## RECORDED DATA
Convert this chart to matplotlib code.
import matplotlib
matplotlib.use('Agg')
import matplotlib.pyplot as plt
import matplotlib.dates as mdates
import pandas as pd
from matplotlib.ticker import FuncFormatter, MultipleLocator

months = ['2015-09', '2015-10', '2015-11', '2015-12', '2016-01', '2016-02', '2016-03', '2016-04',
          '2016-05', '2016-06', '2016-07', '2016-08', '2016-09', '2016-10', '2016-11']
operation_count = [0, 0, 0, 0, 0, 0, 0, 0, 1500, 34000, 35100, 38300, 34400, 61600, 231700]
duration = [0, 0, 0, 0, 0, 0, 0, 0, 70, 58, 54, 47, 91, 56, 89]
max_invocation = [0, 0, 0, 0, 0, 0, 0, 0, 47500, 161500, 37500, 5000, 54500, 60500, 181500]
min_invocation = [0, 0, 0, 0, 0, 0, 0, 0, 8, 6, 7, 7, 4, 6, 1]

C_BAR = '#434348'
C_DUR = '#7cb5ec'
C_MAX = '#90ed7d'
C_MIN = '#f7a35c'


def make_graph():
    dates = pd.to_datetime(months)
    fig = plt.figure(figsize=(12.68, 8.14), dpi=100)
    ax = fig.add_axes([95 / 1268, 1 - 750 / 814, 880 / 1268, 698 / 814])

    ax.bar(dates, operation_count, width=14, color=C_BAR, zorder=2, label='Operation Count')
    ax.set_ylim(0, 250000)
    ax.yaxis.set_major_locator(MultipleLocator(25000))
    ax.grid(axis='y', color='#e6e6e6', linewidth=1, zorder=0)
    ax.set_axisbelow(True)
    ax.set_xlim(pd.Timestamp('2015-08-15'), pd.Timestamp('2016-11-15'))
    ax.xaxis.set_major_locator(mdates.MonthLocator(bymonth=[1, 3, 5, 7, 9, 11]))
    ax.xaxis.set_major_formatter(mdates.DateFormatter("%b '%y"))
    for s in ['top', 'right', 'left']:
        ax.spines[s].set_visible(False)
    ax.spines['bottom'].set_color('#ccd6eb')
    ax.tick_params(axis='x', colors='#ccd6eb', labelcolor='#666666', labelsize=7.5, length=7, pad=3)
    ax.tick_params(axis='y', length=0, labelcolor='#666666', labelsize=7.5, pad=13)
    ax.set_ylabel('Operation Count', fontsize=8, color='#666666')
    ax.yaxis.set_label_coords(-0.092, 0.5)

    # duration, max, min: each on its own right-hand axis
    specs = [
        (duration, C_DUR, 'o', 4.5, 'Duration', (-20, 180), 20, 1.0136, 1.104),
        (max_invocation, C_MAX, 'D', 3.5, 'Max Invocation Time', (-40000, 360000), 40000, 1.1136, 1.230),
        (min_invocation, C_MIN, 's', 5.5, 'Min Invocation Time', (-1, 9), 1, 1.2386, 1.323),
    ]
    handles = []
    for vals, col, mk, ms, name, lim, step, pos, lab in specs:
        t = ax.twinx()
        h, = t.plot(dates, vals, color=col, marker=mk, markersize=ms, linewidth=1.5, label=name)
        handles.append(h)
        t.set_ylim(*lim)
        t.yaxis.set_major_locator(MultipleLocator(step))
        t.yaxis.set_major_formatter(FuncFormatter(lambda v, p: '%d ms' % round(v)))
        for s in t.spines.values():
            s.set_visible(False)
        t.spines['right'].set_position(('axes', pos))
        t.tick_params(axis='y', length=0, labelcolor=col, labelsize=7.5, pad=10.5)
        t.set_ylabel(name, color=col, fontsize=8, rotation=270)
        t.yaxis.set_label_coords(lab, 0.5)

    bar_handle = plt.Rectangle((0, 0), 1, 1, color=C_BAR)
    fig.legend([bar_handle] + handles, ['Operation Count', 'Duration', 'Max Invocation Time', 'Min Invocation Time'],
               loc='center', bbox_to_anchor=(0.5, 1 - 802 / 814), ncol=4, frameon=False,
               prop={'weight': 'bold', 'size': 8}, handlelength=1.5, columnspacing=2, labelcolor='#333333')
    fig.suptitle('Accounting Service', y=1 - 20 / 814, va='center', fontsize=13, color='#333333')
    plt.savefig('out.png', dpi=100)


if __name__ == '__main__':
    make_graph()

---

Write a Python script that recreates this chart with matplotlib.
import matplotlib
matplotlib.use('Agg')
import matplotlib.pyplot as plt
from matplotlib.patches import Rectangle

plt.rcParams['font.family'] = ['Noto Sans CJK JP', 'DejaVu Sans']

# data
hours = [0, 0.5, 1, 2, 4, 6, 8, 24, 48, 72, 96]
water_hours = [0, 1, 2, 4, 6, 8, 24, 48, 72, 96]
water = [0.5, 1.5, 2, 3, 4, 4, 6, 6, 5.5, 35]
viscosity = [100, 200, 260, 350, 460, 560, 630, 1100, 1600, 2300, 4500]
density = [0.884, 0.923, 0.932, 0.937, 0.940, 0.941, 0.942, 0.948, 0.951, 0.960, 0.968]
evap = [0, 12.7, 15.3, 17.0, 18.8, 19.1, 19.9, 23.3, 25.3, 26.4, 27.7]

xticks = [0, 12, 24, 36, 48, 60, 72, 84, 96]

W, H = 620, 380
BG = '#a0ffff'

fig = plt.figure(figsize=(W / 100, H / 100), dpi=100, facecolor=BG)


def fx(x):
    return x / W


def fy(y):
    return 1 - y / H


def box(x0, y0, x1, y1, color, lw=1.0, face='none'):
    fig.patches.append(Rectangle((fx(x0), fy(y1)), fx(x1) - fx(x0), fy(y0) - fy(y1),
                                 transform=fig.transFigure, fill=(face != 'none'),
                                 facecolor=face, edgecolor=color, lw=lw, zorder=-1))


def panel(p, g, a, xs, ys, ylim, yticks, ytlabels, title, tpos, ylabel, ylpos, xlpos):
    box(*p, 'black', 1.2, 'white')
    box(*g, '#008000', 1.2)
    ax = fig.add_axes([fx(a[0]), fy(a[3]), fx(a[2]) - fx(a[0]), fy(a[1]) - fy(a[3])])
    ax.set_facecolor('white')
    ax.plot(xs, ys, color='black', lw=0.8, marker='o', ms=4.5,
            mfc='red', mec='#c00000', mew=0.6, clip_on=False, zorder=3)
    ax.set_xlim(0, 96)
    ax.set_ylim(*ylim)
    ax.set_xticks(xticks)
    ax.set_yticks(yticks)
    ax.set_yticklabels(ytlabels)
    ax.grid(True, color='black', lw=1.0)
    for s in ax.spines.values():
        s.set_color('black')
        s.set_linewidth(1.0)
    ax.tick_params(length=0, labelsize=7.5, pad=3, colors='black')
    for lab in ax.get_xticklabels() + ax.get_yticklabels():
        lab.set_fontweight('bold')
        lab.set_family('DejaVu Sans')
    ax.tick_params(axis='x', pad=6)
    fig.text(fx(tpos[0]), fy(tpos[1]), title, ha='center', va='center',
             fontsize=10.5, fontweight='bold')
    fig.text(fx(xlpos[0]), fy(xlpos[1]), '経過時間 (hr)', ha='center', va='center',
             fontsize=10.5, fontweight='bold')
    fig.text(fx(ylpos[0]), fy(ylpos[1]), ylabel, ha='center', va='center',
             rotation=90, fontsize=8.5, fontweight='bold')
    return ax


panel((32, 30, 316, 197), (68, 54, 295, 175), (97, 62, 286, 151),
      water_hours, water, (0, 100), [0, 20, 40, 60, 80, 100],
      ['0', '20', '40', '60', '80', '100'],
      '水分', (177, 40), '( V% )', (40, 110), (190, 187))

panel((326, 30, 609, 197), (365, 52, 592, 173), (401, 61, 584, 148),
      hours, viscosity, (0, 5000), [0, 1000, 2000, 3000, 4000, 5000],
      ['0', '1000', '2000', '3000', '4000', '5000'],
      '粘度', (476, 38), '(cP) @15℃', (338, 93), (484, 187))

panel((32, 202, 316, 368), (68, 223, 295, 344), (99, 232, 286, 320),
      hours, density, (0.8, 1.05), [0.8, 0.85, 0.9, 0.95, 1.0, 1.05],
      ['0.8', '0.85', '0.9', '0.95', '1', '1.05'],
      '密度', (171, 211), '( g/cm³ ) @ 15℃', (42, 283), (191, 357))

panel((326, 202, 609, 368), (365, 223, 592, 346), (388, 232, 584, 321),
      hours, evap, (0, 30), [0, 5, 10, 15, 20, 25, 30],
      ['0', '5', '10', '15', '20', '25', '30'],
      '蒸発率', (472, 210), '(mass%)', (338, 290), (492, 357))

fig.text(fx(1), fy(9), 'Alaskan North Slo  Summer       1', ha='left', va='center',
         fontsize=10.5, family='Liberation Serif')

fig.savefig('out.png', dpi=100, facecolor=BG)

## SHORT TASK
Only the lines from the one containing "Write a Python" through the one containing "plt.rcParams['font.family'] = ['Noto" are to be reproduced, exactly as they appear.

## EXERCISE SOLUTION
Write a Python script that recreates this chart with matplotlib.
import matplotlib
matplotlib.use('Agg')
import matplotlib.pyplot as plt
from matplotlib.patches import Rectangle

plt.rcParams['font.family'] = ['Noto Sans CJK JP', 'DejaVu Sans']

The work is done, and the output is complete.